Beth Bailey (Foundation Distinguished Professor at KU, History)
MON FEB 26, 6:00 - 7:30 PM
Lawrence Public Library


By the late 1960s, what had been widely heralded as the best qualified, best-trained army in U.S. history was descending into crisis as the Vietnam War raged without end. Morale was tanking. AWOL rates were rising. And in August 1968, a group of Black soldiers seized control of the infamous Long Binh Jail, burned buildings, and beat a white inmate to death with a shovel. The days of “same mud, same blood” were over, and a new generation of Black GIs had decisively rejected the slights and institutional racism their forefathers had endured. As Black and white soldiers fought in barracks and bars, with violence spilling into surrounding towns within the US and in West Germany, Vietnam, South Korea, and Japan, army leaders grew convinced that the growing racial crisis undermined the army’s ability to defend the nation.


Acclaimed military historian Beth Bailey will show how the US Army tried to solve that racial crisis (in army terms, “the problem of race”).

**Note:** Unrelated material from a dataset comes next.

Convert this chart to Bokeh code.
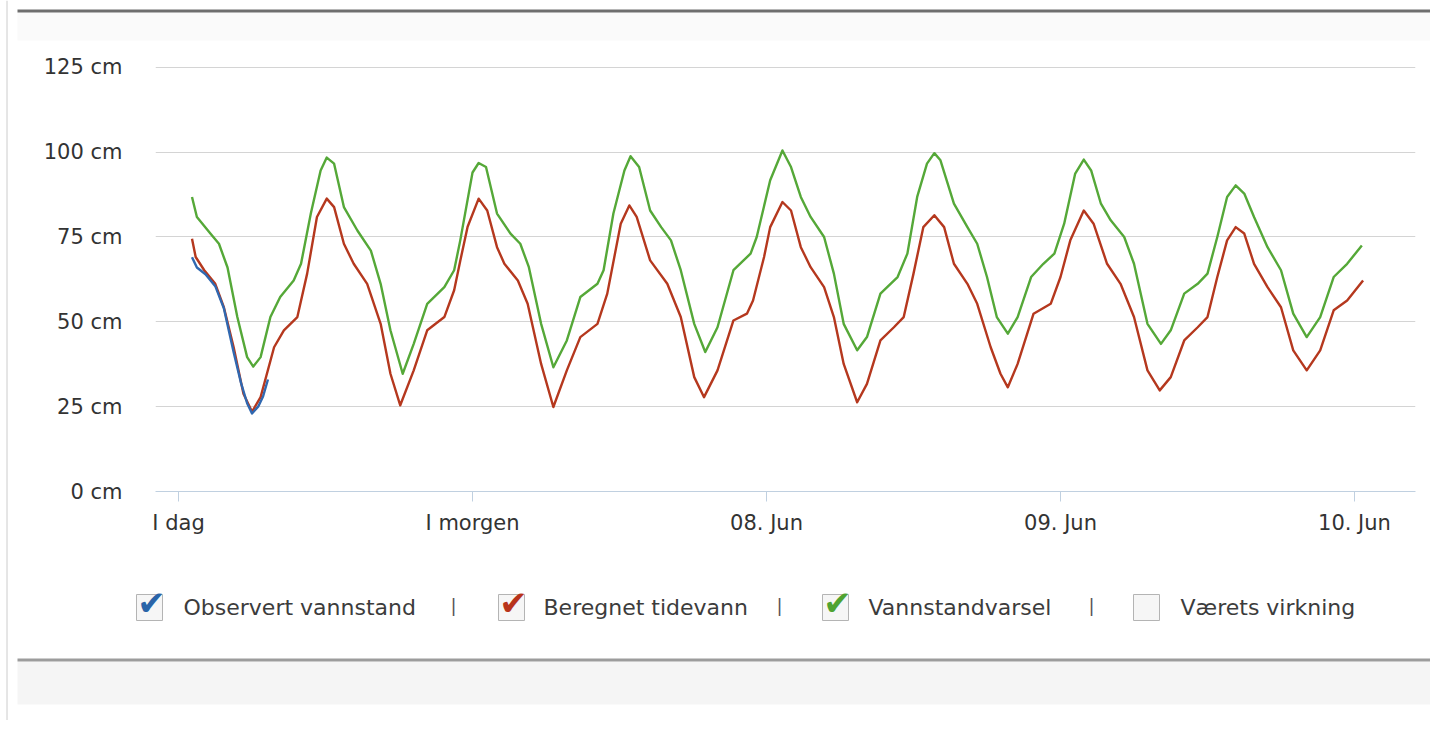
from bokeh.plotting import figure
from bokeh.models import Range1d, FixedTicker
from bokeh.layouts import row, column
from bokeh.core.properties import value
from bokeh.embed import file_html
from bokeh.resources import INLINE

# ---- axes ----
x_ticks = [0, 24, 48, 72, 96]
x_tick_labels = ["I dag", "I morgen", "08. Jun", "09. Jun", "10. Jun"]
y_ticks = [0, 25, 50, 75, 100, 125]
y_tick_labels = ["0 cm", "25 cm", "50 cm", "75 cm", "100 cm", "125 cm"]

# ---- series (hours since start of "I dag", cm) ----
obs_t = [1.1, 1.5, 2.2, 3.0, 3.7, 4.5, 5.1, 5.6, 6.0, 6.5, 6.9, 7.3]
obs_v = [69, 66, 64, 60.5, 54, 41, 32, 26, 23, 25, 28, 33]

tide_t = [1.1, 1.4, 2.1, 3.0, 3.7, 4.5, 5.3, 6.0, 6.7, 7.8, 8.6, 9.7, 10.5, 11.3, 12.1, 12.7,
          13.5, 14.3, 15.4, 16.5, 17.3, 18.1, 19.2, 20.3, 21.7, 22.5, 23.0, 23.6, 24.5, 25.2,
          26.0, 26.6, 27.7, 28.5, 29.6, 30.6, 31.7, 32.8, 34.2, 35.0, 36.1, 36.8, 37.4, 38.5,
          39.9, 41.0, 42.1, 42.9, 44.0, 45.3, 46.4, 46.9, 47.8, 48.3, 49.3, 50.0, 50.8, 51.6,
          52.7, 53.5, 54.3, 55.4, 56.2, 57.3, 58.4, 59.2, 60.0, 60.8, 61.7, 62.5, 63.3, 64.4,
          65.2, 66.3, 67.1, 67.7, 68.5, 69.8, 71.2, 72.0, 72.8, 73.9, 74.7, 75.8, 76.9, 78.0,
          79.1, 80.1, 81.0, 82.1, 83.2, 84.0, 84.8, 85.6, 86.3, 87.0, 87.8, 88.9, 90.0, 91.0,
          92.1, 93.2, 94.3, 95.4, 96.7]
tide_v = [74.5, 69.1, 65.2, 61.2, 54.3, 42.5, 28.8, 23.5, 27.8, 42.5, 47.5, 51.4, 64.2, 80.9, 86.3, 83.8,
          73.0, 67.1, 61.2, 49.4, 34.7, 25.4, 35.7, 47.5, 51.4, 59.3, 68.0, 78.0, 86.3, 82.8,
          72.0, 67.1, 62.2, 55.3, 37.6, 24.9, 35.7, 45.5, 49.4, 58.3, 78.9, 84.3, 80.9, 68.1,
          61.2, 51.4, 33.7, 27.8, 35.7, 50.4, 52.4, 56.3, 69.1, 77.9, 85.3, 82.8, 72.0, 66.1,
          60.2, 51.4, 37.6, 26.3, 31.7, 44.5, 48.4, 51.4, 64.2, 77.9, 81.4, 77.9, 67.1, 61.2,
          55.3, 42.5, 34.7, 30.7, 37.6, 52.4, 55.3, 63.2, 74.0, 82.8, 78.9, 67.1, 61.2, 51.4,
          35.7, 29.8, 33.7, 44.5, 48.4, 51.4, 63.2, 74.0, 77.9, 76.0, 67.1, 60.2, 54.3, 41.6,
          35.7, 41.6, 53.4, 56.3, 62.2]

fc_t = [1.1, 1.5, 2.6, 3.3, 4.0, 4.8, 5.6, 6.1, 6.7, 7.5, 8.3, 9.4, 10.0, 10.8, 11.6, 12.1,
        12.7, 13.5, 14.6, 15.7, 16.5, 17.3, 18.3, 19.2, 20.3, 21.7, 22.5, 23.0, 23.6, 24.0,
        24.5, 25.1, 26.0, 27.1, 27.9, 28.6, 29.6, 30.6, 31.7, 32.8, 34.2, 34.7, 35.5, 36.4,
        36.9, 37.6, 38.5, 39.4, 40.2, 41.0, 42.1, 43.0, 44.0, 45.3, 46.7, 47.2, 48.3, 49.3,
        50.0, 50.8, 51.6, 52.7, 53.5, 54.3, 55.4, 56.2, 57.3, 58.7, 59.5, 60.3, 61.1, 61.7,
        62.2, 63.3, 64.4, 65.2, 66.0, 66.8, 67.7, 68.5, 69.6, 70.6, 71.5, 72.3, 73.2, 73.9,
        74.5, 75.3, 76.1, 77.2, 78.0, 79.1, 80.2, 81.0, 82.1, 83.2, 84.0, 84.8, 85.6, 86.3,
        87.0, 87.8, 88.9, 90.0, 91.0, 92.1, 93.2, 94.3, 95.4, 96.6]
fc_v = [86.8, 80.9, 76.0, 73.0, 66.0, 51.4, 39.6, 36.8, 39.6, 51.4, 57.3, 62.2, 67.1, 81.9, 94.6, 98.4,
        96.6, 83.8, 76.9, 71.0, 61.2, 47.5, 34.7, 43.5, 55.3, 60.2, 65.2, 74.0, 86.0, 94.0,
        96.8, 95.6, 81.9, 76.0, 73.0, 66.1, 49.4, 36.6, 44.5, 57.3, 61.2, 65.2, 81.9, 94.6,
        98.8, 95.6, 82.8, 77.9, 74.0, 65.2, 49.4, 41.1, 48.4, 65.2, 70.1, 75.0, 91.7, 100.5,
        95.6, 86.8, 80.9, 75.0, 64.2, 49.4, 41.6, 45.5, 58.3, 63.2, 70.1, 86.8, 96.6, 99.7,
        97.6, 84.8, 77.9, 73.0, 63.2, 51.4, 46.5, 51.4, 63.2, 67.1, 70.1, 78.9, 93.7, 97.8,
        94.6, 84.8, 79.9, 75.0, 67.1, 49.4, 43.5, 47.5, 58.3, 61.2, 64.2, 75.0, 86.8, 90.2,
        87.8, 80.9, 72.0, 65.2, 52.4, 45.5, 51.4, 63.2, 67.1, 72.5]

legend_names = ["Observert vannstand", "Beregnet tidevann", "Vannstandvarsel", "Værets virkning"]
legend_colors = ["#2a64a8", "#b8341b", "#4fa332", None]

BLUE, RED, GREEN = "#3068b0", "#b5381e", "#55a838"
FONT = "DejaVu Sans"

STRIP_W = 12
PAGE_W = 1430
W = PAGE_W - STRIP_W


def deco_fig(w, h, x0, x1, y_top, y_bottom):
    f = figure(width=w, height=h, x_range=Range1d(x0, x1), y_range=Range1d(y_bottom, y_top),
               output_backend="svg", toolbar_location=None,
               x_axis_type=None, y_axis_type=None, min_border=0, frame_align=False)
    f.outline_line_color = None
    f.background_fill_color = "white"
    f.border_fill_color = "white"
    return f


# ---- left border strip ----
strip = deco_fig(STRIP_W, 720, 0, STRIP_W, 0, 720)
strip.segment(x0=[6.5], y0=[0], x1=[6.5], y1=[720], line_color="#cccccc", line_width=1)

# ---- header (page y 0..50) ----
head = deco_fig(W, 50, STRIP_W, PAGE_W, 0, 50)
head.quad(left=[17], right=[PAGE_W], top=[12], bottom=[40], fill_color="#fafafa", line_color=None)
head.quad(left=[17], right=[PAGE_W], top=[9], bottom=[12], fill_color="#6e6e6e", line_color=None)

# ---- main chart (page y 50..540), frame page y 60..491, x 155..1415 ----
p = figure(width=W, height=490,
           x_range=Range1d(-1.88, 100.98), y_range=Range1d(0, 127),
           output_backend="svg", toolbar_location=None, frame_align=False,
           min_border_left=155 - STRIP_W, min_border_right=PAGE_W - 1415,
           min_border_top=10, min_border_bottom=49)
p.outline_line_color = None
p.background_fill_color = "white"
p.border_fill_color = "white"

p.xgrid.grid_line_color = None
p.ygrid.grid_line_color = "#d4d4d4"
p.ygrid.grid_line_width = 1

p.yaxis.ticker = FixedTicker(ticks=y_ticks)
p.yaxis.major_label_overrides = {t: l for t, l in zip(y_ticks, y_tick_labels)}
p.yaxis.axis_line_color = None
p.yaxis.major_tick_line_color = None
p.yaxis.minor_tick_line_color = None
p.yaxis.major_tick_out = 0
p.yaxis.major_label_standoff = 33
p.yaxis.major_label_text_font = FONT
p.yaxis.major_label_text_font_size = "21px"
p.yaxis.major_label_text_color = "#333333"

p.xaxis.ticker = FixedTicker(ticks=x_ticks)
p.xaxis.major_label_overrides = {t: l for t, l in zip(x_ticks, x_tick_labels)}
p.xaxis.axis_line_color = "#c0d0e0"
p.xaxis.axis_line_width = 1
p.xaxis.major_tick_line_color = "#c0d0e0"
p.xaxis.major_tick_out = 10
p.xaxis.major_tick_in = 0
p.xaxis.minor_tick_line_color = None
p.xaxis.major_label_standoff = 9
p.xaxis.major_label_text_font = FONT
p.xaxis.major_label_text_font_size = "21px"
p.xaxis.major_label_text_color = "#333333"

p.line(fc_t, fc_v, line_color=GREEN, line_width=2.4, line_join="round")
p.line(tide_t, tide_v, line_color=RED, line_width=2.4, line_join="round")
p.line(obs_t, obs_v, line_color=BLUE, line_width=2.4, line_join="round")

# ---- legend and footer (page y 540..720) ----
leg = deco_fig(W, 180, STRIP_W, PAGE_W, 540, 720)
leg.quad(left=[17], right=[PAGE_W], top=[661], bottom=[704], fill_color="#f5f5f5", line_color=None)
leg.quad(left=[17], right=[PAGE_W], top=[658], bottom=[661], fill_color="#9c9c9c", line_color=None)

box_x = [136, 498, 822, 1133]
text_x = [183, 543, 868, 1180]
sep_x = [453, 779, 1091]
LEG_Y = 607

leg.quad(left=[b for b in box_x], right=[b + 26 for b in box_x],
         top=[LEG_Y - 13] * 4, bottom=[LEG_Y + 13] * 4,
         fill_color="#f6f6f6", line_color="#b4b4b4", line_width=1)
for bx, tx, name, col in zip(box_x, text_x, legend_names, legend_colors):
    if col:
        leg.text(x=[bx + 15], y=[LEG_Y - 5], text=["\u2714"], text_color=col,
                 text_font=value(FONT), text_font_size="34px",
                 text_align="center", text_baseline="middle")
    leg.text(x=[tx], y=[LEG_Y], text=[name], text_color="#3c3c3c",
             text_font=value(FONT), text_font_size="22px",
             text_align="left", text_baseline="middle")

leg.text(x=sep_x, y=[LEG_Y - 2] * 3, text=["|"] * 3, text_color="#555555",
         text_font=value(FONT), text_font_size="18px",
         text_align="center", text_baseline="middle")

layout = row(strip, column(head, p, leg))

open("out.html", "w").write(file_html(layout, INLINE))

Army leaders were surprisingly creative in confronting demands for racial justice, even willing to challenge fundamental military principles of discipline, order, hierarchy, and authority. Bailey traces a frustrating yet fascinating story, as a massive, conservative institution came to terms with demands for change.


Meet KU’s Authors


This series, a partnership with the Lawrence Public Library, provides audiences with an opportunity to hear KU researchers talk informally about books or articles they have recently published.